The Australian Air Task Group (ATG) completed its first operational mission in Syria on Friday, retuning to base in the Middle East without incident.
No weapons were released during the mission.
The mission provided on-call interdiction and dynamic targeting support as part of the international coalition’s effort to disrupt and degrade Daesh.
Two Royal Australian Air Force F/A-18A Hornets, a KC-30A air-to-air refuelling aircraft and E-7A Airborne Early Warning and Control aircraft combined during the mission.
ATG Commander Air Commodore Stu Bellingham said the Hornets searched points of interest for enemy activity in eastern Syria, reporting to the international coalition’s Combined Air Operations Centre through the E-7A aircraft.

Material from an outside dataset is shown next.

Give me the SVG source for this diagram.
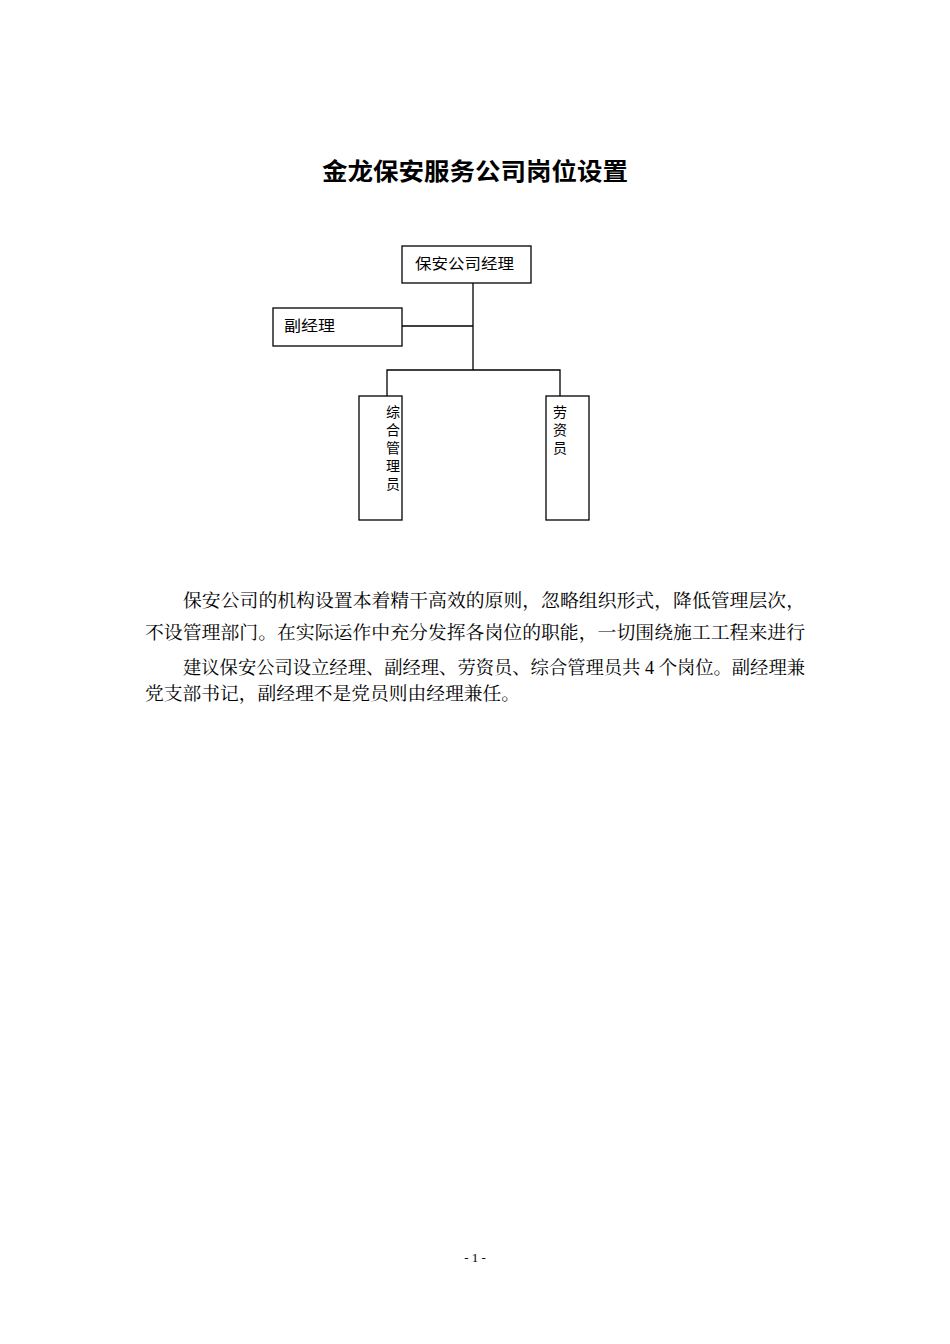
<svg xmlns="http://www.w3.org/2000/svg" width="950" height="1344" viewBox="0 0 950 1344">
<style>
.b{fill:#fff;stroke:#000;stroke-width:1.3}
.l{stroke:#000;stroke-width:1.3;fill:none}
.t{font-family:"Noto Sans CJK SC",sans-serif;font-size:15px;fill:#000}
.v{font-family:"Noto Sans CJK SC",sans-serif;font-size:14px;fill:#000}
.p{font-family:"Liberation Serif","Noto Serif CJK SC","Noto Sans CJK SC",serif;font-size:18px;fill:#000}
</style>
<rect width="950" height="1344" fill="#fff"/>
<text x="475" y="180" text-anchor="middle" textLength="306" lengthAdjust="spacingAndGlyphs" style="font-family:'Noto Sans CJK SC',sans-serif;font-size:24px;font-weight:bold">金龙保安服务公司岗位设置</text>
<g id="connectors">
<path class="l" d="M473 283V370M402 326H473M387 396V370H560V396"/>
</g>
<g id="n1"><rect class="b" x="402" y="246" width="129" height="37"/><text class="t" x="415" y="269" textLength="99" lengthAdjust="spacingAndGlyphs">保安公司经理</text></g>
<g id="n2"><rect class="b" x="273" y="308" width="129" height="38"/><text class="t" x="284" y="331" textLength="51" lengthAdjust="spacingAndGlyphs">副经理</text></g>
<g id="n3"><rect class="b" x="359" y="396" width="43" height="124"/>
<text class="v" x="393" y="417" text-anchor="middle">综</text><text class="v" x="393" y="435" text-anchor="middle">合</text><text class="v" x="393" y="453" text-anchor="middle">管</text><text class="v" x="393" y="471" text-anchor="middle">理</text><text class="v" x="393" y="489" text-anchor="middle">员</text></g>
<g id="n4"><rect class="b" x="546" y="396" width="43" height="124"/>
<text class="v" x="560" y="417" text-anchor="middle">劳</text><text class="v" x="560" y="435" text-anchor="middle">资</text><text class="v" x="560" y="453" text-anchor="middle">员</text></g>
<text class="p" x="183" y="607" textLength="622" lengthAdjust="spacingAndGlyphs">保安公司的机构设置本着精干高效的原则，忽略组织形式，降低管理层次，</text>
<text class="p" x="145" y="639" textLength="660" lengthAdjust="spacingAndGlyphs">不设管理部门。在实际运作中充分发挥各岗位的职能，一切围绕施工工程来进行</text>
<text class="p" x="183" y="674" textLength="622" lengthAdjust="spacingAndGlyphs">建议保安公司设立经理、副经理、劳资员、综合管理员共 4 个岗位。副经理兼</text>
<text class="p" x="145" y="700" textLength="375" lengthAdjust="spacingAndGlyphs">党支部书记，副经理不是党员则由经理兼任。</text>
<text x="475" y="1262" text-anchor="middle" style="font-family:'Liberation Serif',serif;font-size:13px">- 1 -</text>
</svg>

“Daesh controls a large amount of territory in eastern Syria that serves as a source of recruitment and oil revenues, and as a base from which it continues to launch attacks into Iraq”, Air Commodore Bellingham said.
“The Hornets were also prepared for any short-notice high-priority tasking which could include surveillance and weapons release,” Air Commodore Bellingham said.
“The KC-30A provided air-to-air refuelling support to the F/A-18A Hornets throughout the mission.
“The ATG is part of Operation OKRA, the Australian Defence Force’s contribution to the international effort to combat the Daesh terrorist threat in Iraq and Syria.
“The Australian ATG will continue to plan and conduct air strikes against Daesh in Iraq and Syria as part of coalition strike operations aimed at disrupting and degrading Daesh strongholds.”